In my situation, I discovered that it was good to start my day off early. I had to make use of early hours as often as it was possible to do so. Of course, it got a bit chaotic on days that I woke up early to get some work done only for one of my children to rise early too aarrgh!
I also learnt that it was good to have a schedule in my mind or a to- do list of a sort as well as a time – table for the children.
This helps to put things in perspective and creates order. We can easily lose track of how fast time is running when we are home with children. It also helps us to check the child’s usage of time and ensure that it is profitable, otherwise there would be endless times spent the television, tablet or laptop.
Schedule times for physical exercise. Engage yourself, and your children if you have any, in regular physical exercise. Choose what works best for you. I decided to adopt a three times a week physical exercise regime with my children which varied from going for a walk, playing ball or allowing them to cycle. We are all aware of the incredible benefits of physical exercise – weight loss or management, fresh air and good exercise for the heart.
I had to learn not to get overly upset when I didn’t achieve ‘my goals’ for the day.

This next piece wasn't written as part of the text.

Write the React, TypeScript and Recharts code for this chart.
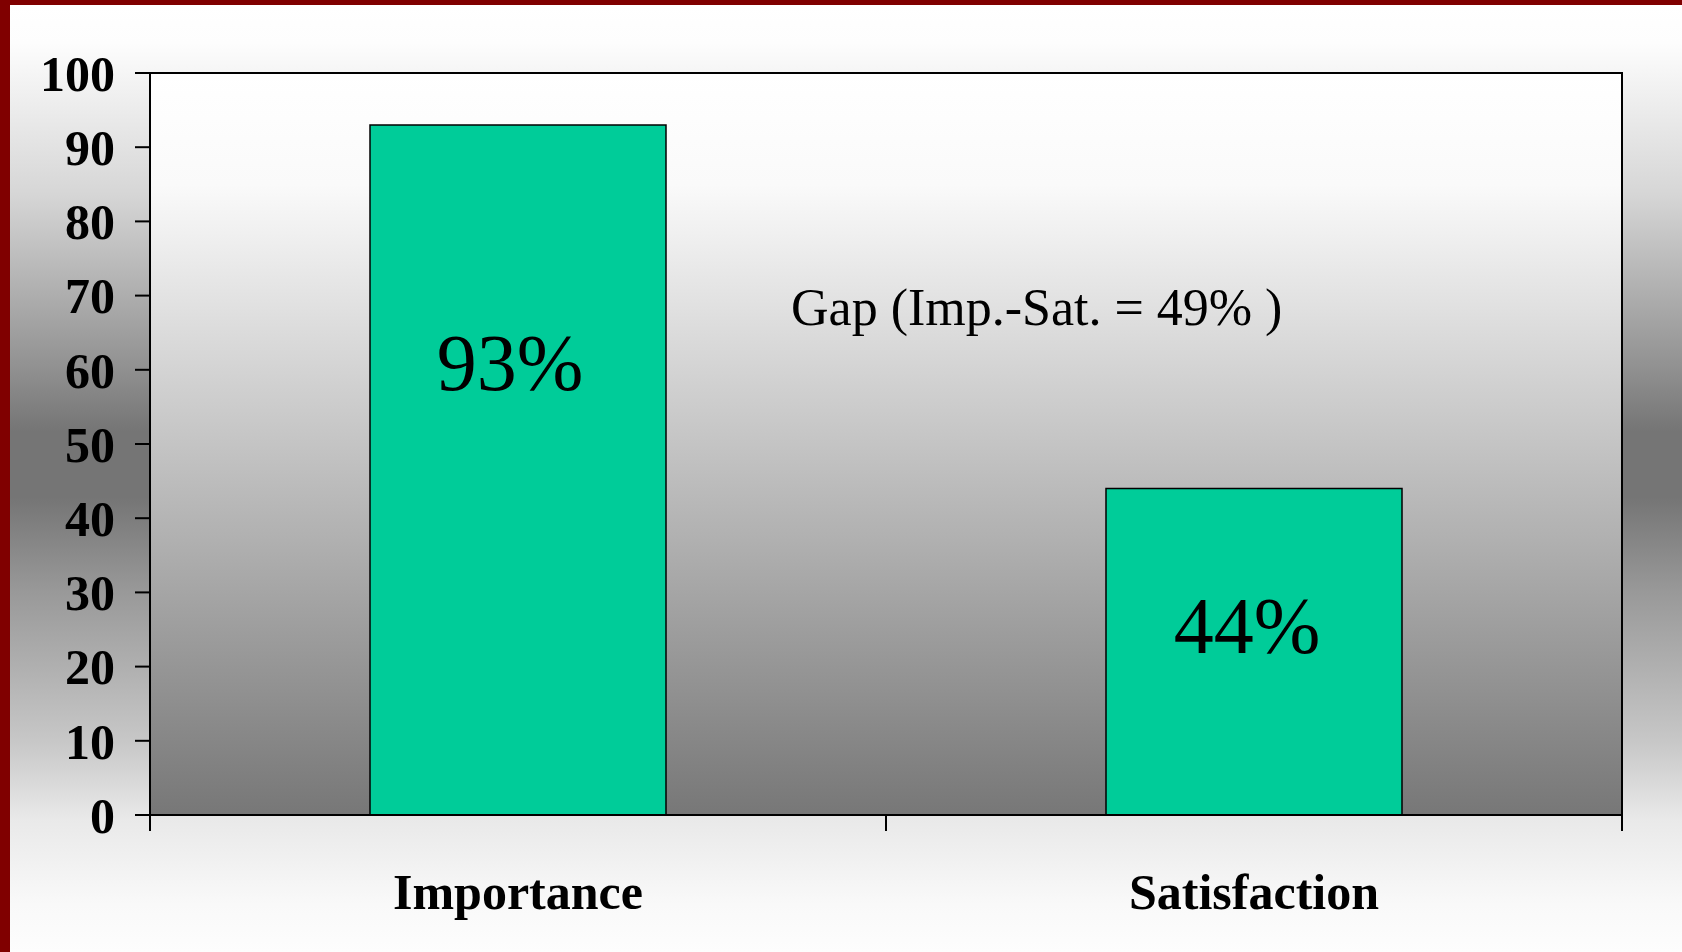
import React from 'react';
import { BarChart, Bar, XAxis, YAxis, ReferenceArea } from 'recharts';

const categories = ['Importance', 'Satisfaction'];
const values = [93, 44];
const yTicks = [0, 10, 20, 30, 40, 50, 60, 70, 80, 90, 100];
const gapNote = 'Gap (Imp.-Sat. = 49%\u00a0)';

const data = categories.map((name, i) => ({ name, value: values[i] }));

const serif = '"Liberation Serif", "Times New Roman", serif';

// the % labels sit where they were dropped on the slide, not centred
const labelDx = [-8, -7];
const labelDy = [265, 164];

const renderValueLabel = (props: any) => {
  const { x, y, width, value, index } = props;
  return (
    <text
      x={Number(x) + Number(width) / 2 + labelDx[index]}
      y={Number(y) + labelDy[index]}
      textAnchor="middle"
      fontFamily={serif}
      fontSize={80}
      fill="#000"
    >
      {value}%
    </text>
  );
};

// free text box on the slide, anchored to the plot frame
const renderGapNote = (props: any) => {
  const vb = props.viewBox || {};
  return (
    <text x={Number(vb.x) + 641} y={Number(vb.y) + 252} fontFamily={serif} fontSize={52} fill="#000">
      {gapNote}
    </text>
  );
};

// Excel style category axis: tick marks between the categories, name in the middle
const CategoryTick = (props: any) => {
  const { x, y, payload, width } = props;
  const half = payload && payload.offset > 0 ? payload.offset : Number(width) / (2 * categories.length);
  return (
    <g>
      <line x1={x - half} x2={x - half} y1={y} y2={y + 16} stroke="#000" strokeWidth={2} />
      <line x1={x + half} x2={x + half} y1={y} y2={y + 16} stroke="#000" strokeWidth={2} />
      <text
        x={x}
        y={y + 58}
        dy="0.71em"
        textAnchor="middle"
        fontFamily={serif}
        fontSize={50}
        fontWeight="bold"
        fill="#000"
      >
        {payload.value}
      </text>
    </g>
  );
};

const App: React.FC = () => {
  return (
    <div
      style={{
        width: 1682,
        height: 952,
        boxSizing: 'border-box',
        borderLeft: '10px solid #800000',
        borderTop: '5px solid #800000',
        background:
          'linear-gradient(to bottom, #ffffff 0%, #fdfdfd 4%, #d6d6d6 20%, #929292 38%, #757575 45%, #757575 52%, #999999 62%, #b0b0b0 70%, #c8c8c8 78%, #e9e9e9 86%, #f9f9f9 95%, #fdfdfd 100%)',
      }}
    >
      <style>{'body{margin:0}'}</style>
      <BarChart
        width={1672}
        height={947}
        data={data}
        margin={{ top: 68, right: 60, left: 0, bottom: 0 }}
      >
        <defs>
          <linearGradient id="plotBg" x1="0" y1="0" x2="0" y2="1">
            <stop offset="0%" stopColor="#ffffff" />
            <stop offset="15%" stopColor="#fafafa" />
            <stop offset="100%" stopColor="#777777" />
          </linearGradient>
        </defs>
        <ReferenceArea
          y1={0}
          y2={100}
          fill="url(#plotBg)"
          fillOpacity={1}
          stroke="#000"
          strokeWidth={2}
          label={renderGapNote}
        />
        <XAxis
          dataKey="name"
          height={137}
          interval={0}
          tickSize={0}
          tickMargin={0}
          tickLine={false}
          axisLine={{ stroke: '#000', strokeWidth: 2 }}
          tick={<CategoryTick />}
        />
        <YAxis
          type="number"
          domain={[0, 100]}
          ticks={yTicks}
          width={140}
          tickSize={15}
          tickMargin={20}
          axisLine={{ stroke: '#000', strokeWidth: 2 }}
          tickLine={{ stroke: '#000', strokeWidth: 2 }}
          tick={{ fill: '#000', fontFamily: serif, fontSize: 50, fontWeight: 'bold' }}
        />
        <Bar
          dataKey="value"
          barSize={296}
          fill="#00CC99"
          stroke="#000"
          strokeWidth={1.5}
          isAnimationActive={false}
          label={renderValueLabel}
        />
      </BarChart>
    </div>
  );
};

export default App;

In the normal scheme of goal setting, one must make room for interruption. You need to appreciate the fact that life happens at times and things don’t always work like the clock; more so in a season like this!
Finally we need to well appreciate the fact that, the child’s world has been disrupted even as ours has been. This certainly is not their normal. And even if you have a child who was not a fan of school, you may have found out by now that he or she soon got tired of being at home and being unable to visit others as often as he or she could.
The Bible entreats us to make the most of every opportunity (Ephesians.5:16). Let’s enjoy this period and make it worthwhile.